┌──
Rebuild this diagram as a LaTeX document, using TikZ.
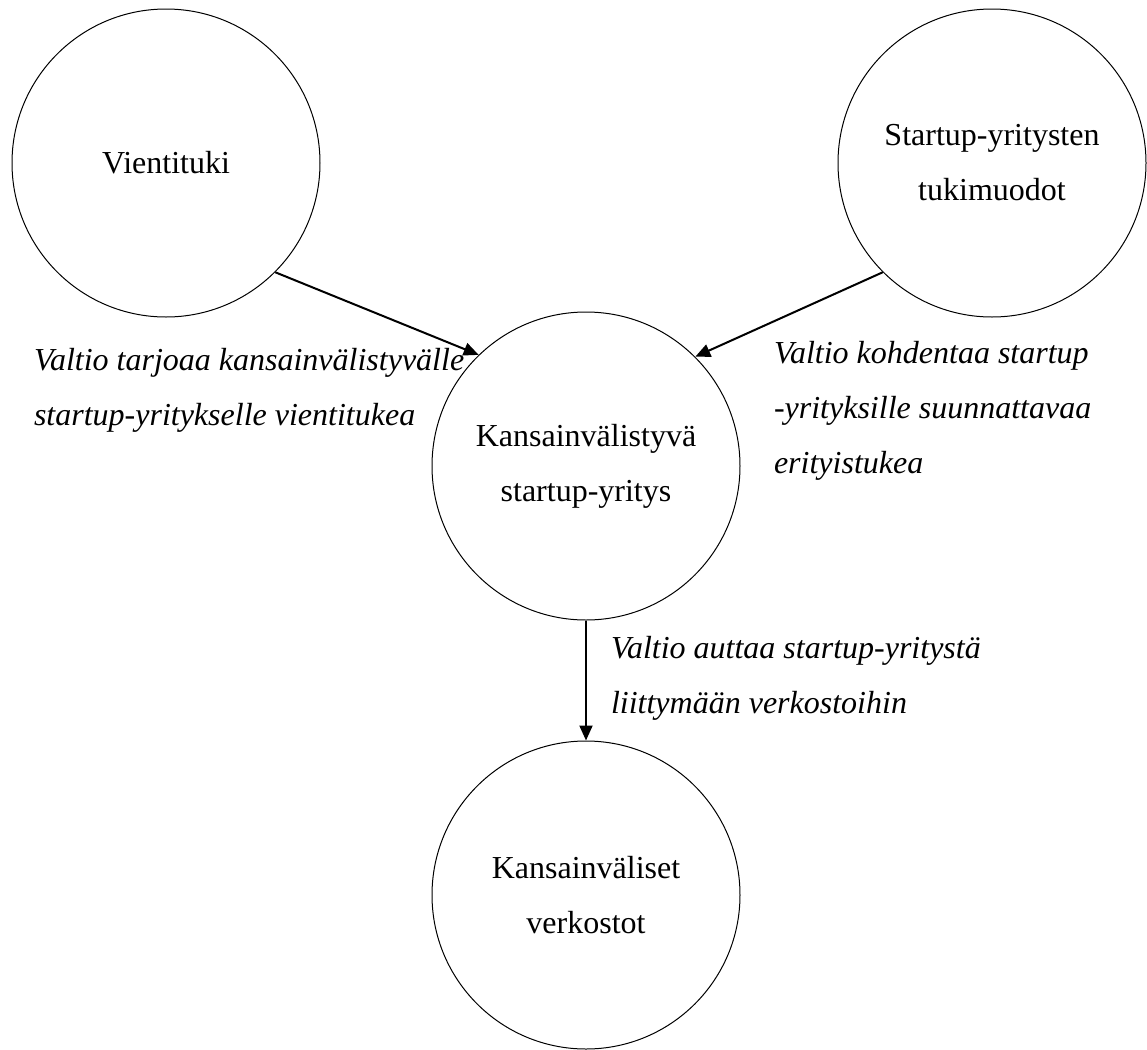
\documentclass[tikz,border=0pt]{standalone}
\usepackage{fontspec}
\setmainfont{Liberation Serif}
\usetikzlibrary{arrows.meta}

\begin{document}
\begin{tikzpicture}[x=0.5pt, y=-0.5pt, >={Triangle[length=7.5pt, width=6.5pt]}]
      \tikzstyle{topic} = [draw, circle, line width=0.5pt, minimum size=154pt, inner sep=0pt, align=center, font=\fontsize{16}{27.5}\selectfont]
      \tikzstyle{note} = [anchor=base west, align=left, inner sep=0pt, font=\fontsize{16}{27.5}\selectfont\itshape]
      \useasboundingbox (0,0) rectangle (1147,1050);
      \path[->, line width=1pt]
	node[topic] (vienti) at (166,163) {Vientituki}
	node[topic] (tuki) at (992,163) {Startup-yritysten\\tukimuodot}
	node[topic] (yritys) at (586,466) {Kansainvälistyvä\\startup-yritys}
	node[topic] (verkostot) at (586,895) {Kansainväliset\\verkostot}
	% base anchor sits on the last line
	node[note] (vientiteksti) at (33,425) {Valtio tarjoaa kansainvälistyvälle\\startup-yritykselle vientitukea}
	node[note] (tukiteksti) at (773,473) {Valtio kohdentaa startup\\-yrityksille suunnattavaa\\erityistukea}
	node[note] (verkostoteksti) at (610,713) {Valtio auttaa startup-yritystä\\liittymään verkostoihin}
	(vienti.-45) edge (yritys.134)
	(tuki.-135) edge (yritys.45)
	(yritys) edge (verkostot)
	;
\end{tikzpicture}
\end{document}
└──
● Goal
Copy out all of the data word for word. Do not carry over any picture.

● Output of the task
Rebuild this diagram as a LaTeX document, using TikZ.
\documentclass[tikz,border=0pt]{standalone}
\usepackage{fontspec}
\setmainfont{Liberation Serif}
\usetikzlibrary{arrows.meta}

\begin{document}
\begin{tikzpicture}[x=0.5pt, y=-0.5pt, >={Triangle[length=7.5pt, width=6.5pt]}]
      \tikzstyle{topic} = [draw, circle, line width=0.5pt, minimum size=154pt, inner sep=0pt, align=center, font=\fontsize{16}{27.5}\selectfont]
      \tikzstyle{note} = [anchor=base west, align=left, inner sep=0pt, font=\fontsize{16}{27.5}\selectfont\itshape]
      \useasboundingbox (0,0) rectangle (1147,1050);
      \path[->, line width=1pt]
	node[topic] (vienti) at (166,163) {Vientituki}
	node[topic] (tuki) at (992,163) {Startup-yritysten\\tukimuodot}
	node[topic] (yritys) at (586,466) {Kansainvälistyvä\\startup-yritys}
	node[topic] (verkostot) at (586,895) {Kansainväliset\\verkostot}
	% base anchor sits on the last line
	node[note] (vientiteksti) at (33,425) {Valtio tarjoaa kansainvälistyvälle\\startup-yritykselle vientitukea}
	node[note] (tukiteksti) at (773,473) {Valtio kohdentaa startup\\-yrityksille suunnattavaa\\erityistukea}
	node[note] (verkostoteksti) at (610,713) {Valtio auttaa startup-yritystä\\liittymään verkostoihin}
	(vienti.-45) edge (yritys.134)
	(tuki.-135) edge (yritys.45)
	(yritys) edge (verkostot)
	;
\end{tikzpicture}
\end{document}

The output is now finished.